EXERCISE REQUIREMENTS: Below are the records. Retype, exactly, the lines from the first through the line with "let textX = 182;", and leave out the pictures.

INPUT DATA:
- - - -

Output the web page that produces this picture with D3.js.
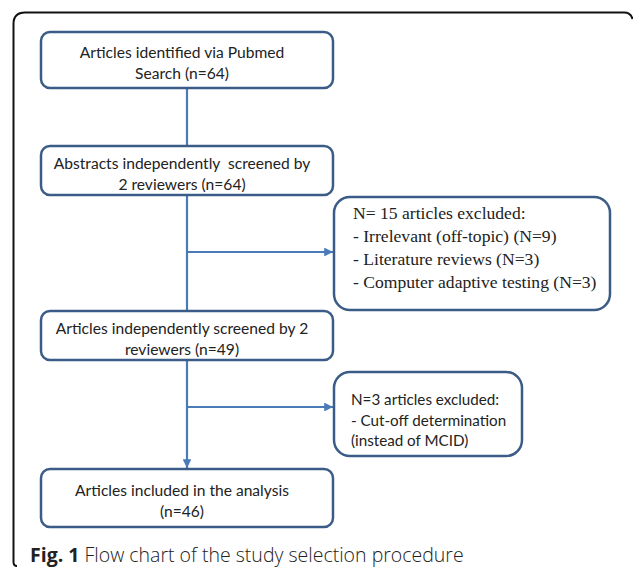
<!DOCTYPE html>
<html>
<head>
<meta charset="utf-8">
<script src="https://cdn.jsdelivr.net/npm/d3@7"></script>
<style>
	body { margin: 0; background: #fff; }
	svg { display: block; }
</style>
</head>
<body>
<div id="graph"></div>
<script>
"use strict";
// flow steps (main column)
let stepLabels = [
	["Articles identified via Pubmed", "Search (n=64)"],
	["Abstracts independently  screened by", "2 reviewers (n=64)"],
	["Articles independently screened by 2", "reviewers (n=49)"],
	["Articles included in the analysis", "(n=46)"]
];
let stepCounts = [64, 64, 49, 46];
// exclusions (side boxes), attached after step index
let exclusionAfter = [1, 2];
let exclusionLabels = [
	["N= 15 articles excluded:", "- Irrelevant (off-topic) (N=9)", "- Literature reviews (N=3)", "- Computer adaptive testing (N=3)"],
	["N=3 articles excluded:", "- Cut-off determination", "(instead of MCID)"]
];
let exclusionCounts = [15, 3];
let captionBold = "Fig. 1";
let captionText = " Flow chart of the study selection procedure";

let width = 633, height = 571;
let boxStroke = "#3b5c86";
let lineColor = "#4a7ab8";

let svg = d3.select("#graph")
			.append("svg")
			.attr("width", width)
			.attr("height", height);

let defs = svg.append("defs");
defs.append("marker")
	.attr("id", "arrow")
	.attr("viewBox", "0 0 10 10")
	.attr("refX", 10)
	.attr("refY", 5)
	.attr("markerWidth", 4)
	.attr("markerHeight", 4)
	.attr("markerUnits", "strokeWidth")
	.attr("orient", "auto")
	.append("path")
	.attr("d", "M0,0 L10,5 L0,10 z")
	.attr("fill", lineColor);

// outer frame (top + left edges only visible)
svg.append("path")
	.attr("d", "M17,566 Q13.5,566 13.5,562 L13.5,24 Q13.5,12.5 25,12.5 L624,12.5 Q631,12.5 632.5,19")
	.attr("fill", "none")
	.attr("stroke", "#111")
	.attr("stroke-width", 2);

// layout of main column
let colX = d3.scaleLinear().domain([0, 1]).range([41, 333]);
let stepTop = [32, 146, 311, 469];
let stepBottom = [88, 195, 360, 527];
let centerX = 187;
let textX = 182;

// side boxes
let sideLeft = 334;
let sideBoxes = [
	{top: 197, bottom: 310, right: 610, font: "'Liberation Serif', serif", size: 17.6, lh: 23, tx: 353, ty: 218.5},
	{top: 372, bottom: 456, right: 522, font: "Lato, sans-serif", size: 15.2, lh: 20.5, tx: 351, ty: 405}
];
let branchY = [252, 407];

// connectors
let conn = svg.append("g")
	.attr("stroke", lineColor)
	.attr("stroke-width", 2.2)
	.attr("fill", "none");

conn.append("line")
	.attr("x1", centerX).attr("x2", centerX)
	.attr("y1", stepBottom[0]).attr("y2", stepTop[1]);
conn.append("line")
	.attr("x1", centerX).attr("x2", centerX)
	.attr("y1", stepBottom[1]).attr("y2", stepTop[2]);
conn.append("line")
	.attr("x1", centerX).attr("x2", centerX)
	.attr("y1", stepBottom[2]).attr("y2", stepTop[3] - 1)
	.attr("marker-end", "url(#arrow)");

exclusionAfter.forEach(function(s, i)
{
	conn.append("line")
		.attr("x1", centerX).attr("x2", sideLeft - 1)
		.attr("y1", branchY[i]).attr("y2", branchY[i])
		.attr("marker-end", "url(#arrow)");
});

// main boxes
let steps = svg.append("g")
	.selectAll("g.step")
	.data(stepLabels)
	.enter().append("g")
	.attr("class", "step");

steps.append("rect")
	.attr("x", colX(0))
	.attr("y", function(d, i) { return stepTop[i]; })
	.attr("width", colX(1) - colX(0))
	.attr("height", function(d, i) { return stepBottom[i] - stepTop[i]; })
	.attr("rx", 9)
	.attr("fill", "#fff")
	.attr("stroke", boxStroke)
	.attr("stroke-width", 2.5);

steps.each(function(d, i)
{
	let mid = (stepTop[i] + stepBottom[i]) / 2;
	d3.select(this).selectAll("text")
		.data(d)
		.enter().append("text")
		.attr("x", textX)
		.attr("y", function(t, j) { return mid - 2 + j * 21; })
		.attr("text-anchor", "middle")
		.attr("font-family", "Lato, sans-serif")
		.attr("font-size", 15.6)
		.attr("fill", "#222")
		.attr("xml:space", "preserve")
		.text(function(t) { return t; });
});

// exclusion boxes
exclusionLabels.forEach(function(lines, i)
{
	let b = sideBoxes[i];
	let g = svg.append("g");
	g.append("rect")
		.attr("x", sideLeft)
		.attr("y", b.top)
		.attr("width", b.right - sideLeft)
		.attr("height", b.bottom - b.top)
		.attr("rx", 16)
		.attr("fill", "#fff")
		.attr("stroke", boxStroke)
		.attr("stroke-width", 2.5);
	g.selectAll("text")
		.data(lines)
		.enter().append("text")
		.attr("x", b.tx)
		.attr("y", function(t, j) { return b.ty + j * b.lh; })
		.attr("font-family", b.font)
		.attr("font-size", b.size)
		.attr("fill", "#222")
		.text(function(t) { return t; });
});

// caption
let cap = svg.append("text")
	.attr("x", 30)
	.attr("y", 562)
	.attr("font-family", "'Open Sans', sans-serif")
	.attr("font-size", 19.5)
	.attr("fill", "#222")
	.attr("xml:space", "preserve");
cap.append("tspan").attr("font-weight", "bold").text(captionBold);
cap.append("tspan").attr("font-weight", 300).text(captionText);
</script>
</body>
</html>
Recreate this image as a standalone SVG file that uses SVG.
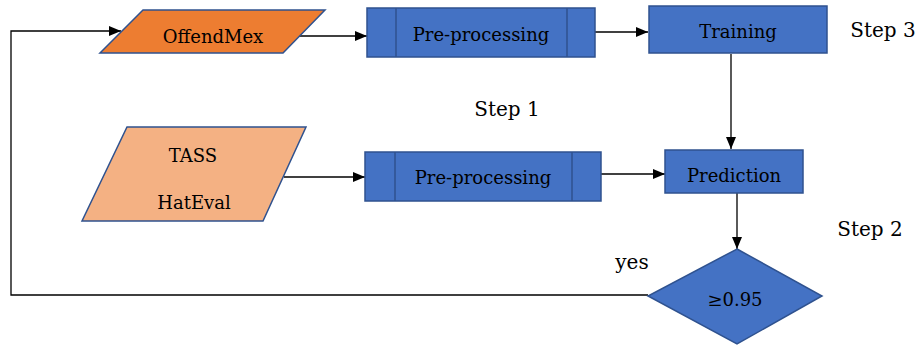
<svg xmlns="http://www.w3.org/2000/svg" width="920" height="345" viewBox="0 0 920 345">
<style>
.box{fill:#4472C4;stroke:#2F528F;stroke-width:1.5}
.inner{stroke:#2F528F;stroke-width:1.5;fill:none}
.t{font-family:"DejaVu Serif","Liberation Serif",serif;font-size:18px;fill:#000;text-anchor:middle;dominant-baseline:central}
.s{font-size:20px}
.c{stroke:#000;stroke-width:1.3;fill:none}
</style>
<defs>
<marker id="ah" markerWidth="12" markerHeight="10" refX="12" refY="5" orient="auto" markerUnits="userSpaceOnUse">
<path d="M0,0 L12,5 L0,10 Z" fill="#000"/>
</marker>
</defs>
<rect width="920" height="345" fill="#fff"/>
<g id="connectors">
<line class="c" x1="299" y1="36" x2="367" y2="36" marker-end="url(#ah)"/>
<line class="c" x1="590" y1="32" x2="648" y2="32" marker-end="url(#ah)"/>
<line class="c" x1="731" y1="54" x2="731" y2="149" marker-end="url(#ah)"/>
<line class="c" x1="284" y1="177" x2="365" y2="177" marker-end="url(#ah)"/>
<line class="c" x1="597" y1="174" x2="665" y2="174" marker-end="url(#ah)"/>
<line class="c" x1="737" y1="193" x2="737" y2="249" marker-end="url(#ah)"/>
<polyline class="c" points="648,295 11,295 11,31 121,31" stroke="#333" marker-end="url(#ah)"/>
</g>
<g id="offendmex">
<polygon points="143,10 325,10 283,53 100,53" fill="#ED7D31" stroke="#2F528F" stroke-width="1.5"/>
<text class="t" x="213" y="36">OffendMex</text>
</g>
<g id="preproc1">
<rect class="box" x="367" y="8" width="228" height="49"/>
<line class="inner" x1="396" y1="8" x2="396" y2="57"/>
<line class="inner" x1="567" y1="8" x2="567" y2="57"/>
<text class="t" x="481" y="34">Pre-processing</text>
</g>
<g id="training">
<rect class="box" x="649" y="6" width="178" height="47"/>
<text class="t" x="738" y="31">Training</text>
</g>
<g id="tass">
<polygon points="127,127 306,127 263,221 82,221" fill="#F4B183" stroke="#2F528F" stroke-width="1.5"/>
<text class="t" x="193" y="155">TASS</text>
<text class="t" x="194" y="202">HatEval</text>
</g>
<g id="preproc2">
<rect class="box" x="365" y="152" width="236" height="49"/>
<line class="inner" x1="395" y1="152" x2="395" y2="201"/>
<line class="inner" x1="572" y1="152" x2="572" y2="201"/>
<text class="t" x="483" y="177">Pre-processing</text>
</g>
<g id="prediction">
<rect class="box" x="665" y="150" width="138" height="43"/>
<text class="t" x="734" y="175">Prediction</text>
</g>
<g id="decision">
<polygon points="737,249 822,296 737,344 648,296" fill="#4472C4" stroke="#2F528F" stroke-width="1.5"/>
<text class="t" x="735" y="299">≥0.95</text>
</g>
<g id="labels">
<text class="t s" x="632" y="262">yes</text>
<text class="t s" x="507" y="109">Step 1</text>
<text class="t s" x="870" y="229">Step 2</text>
<text class="t s" x="883" y="30">Step 3</text>
</g>
</svg>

- - - -

THE RESULT:
Output the web page that produces this picture with D3.js.
<!DOCTYPE html>
<html>
<head>
<meta charset="utf-8">
<script src="https://cdn.jsdelivr.net/npm/d3@7"></script>
<style>
	body { margin: 0; background: #fff; }
	svg { display: block; }
</style>
</head>
<body>
<div id="graph"></div>
<script>
"use strict";
// flow steps (main column)
let stepLabels = [
	["Articles identified via Pubmed", "Search (n=64)"],
	["Abstracts independently  screened by", "2 reviewers (n=64)"],
	["Articles independently screened by 2", "reviewers (n=49)"],
	["Articles included in the analysis", "(n=46)"]
];
let stepCounts = [64, 64, 49, 46];
// exclusions (side boxes), attached after step index
let exclusionAfter = [1, 2];
let exclusionLabels = [
	["N= 15 articles excluded:", "- Irrelevant (off-topic) (N=9)", "- Literature reviews (N=3)", "- Computer adaptive testing (N=3)"],
	["N=3 articles excluded:", "- Cut-off determination", "(instead of MCID)"]
];
let exclusionCounts = [15, 3];
let captionBold = "Fig. 1";
let captionText = " Flow chart of the study selection procedure";

let width = 633, height = 571;
let boxStroke = "#3b5c86";
let lineColor = "#4a7ab8";

let svg = d3.select("#graph")
			.append("svg")
			.attr("width", width)
			.attr("height", height);

let defs = svg.append("defs");
defs.append("marker")
	.attr("id", "arrow")
	.attr("viewBox", "0 0 10 10")
	.attr("refX", 10)
	.attr("refY", 5)
	.attr("markerWidth", 4)
	.attr("markerHeight", 4)
	.attr("markerUnits", "strokeWidth")
	.attr("orient", "auto")
	.append("path")
	.attr("d", "M0,0 L10,5 L0,10 z")
	.attr("fill", lineColor);

// outer frame (top + left edges only visible)
svg.append("path")
	.attr("d", "M17,566 Q13.5,566 13.5,562 L13.5,24 Q13.5,12.5 25,12.5 L624,12.5 Q631,12.5 632.5,19")
	.attr("fill", "none")
	.attr("stroke", "#111")
	.attr("stroke-width", 2);

// layout of main column
let colX = d3.scaleLinear().domain([0, 1]).range([41, 333]);
let stepTop = [32, 146, 311, 469];
let stepBottom = [88, 195, 360, 527];
let centerX = 187;
let textX = 182;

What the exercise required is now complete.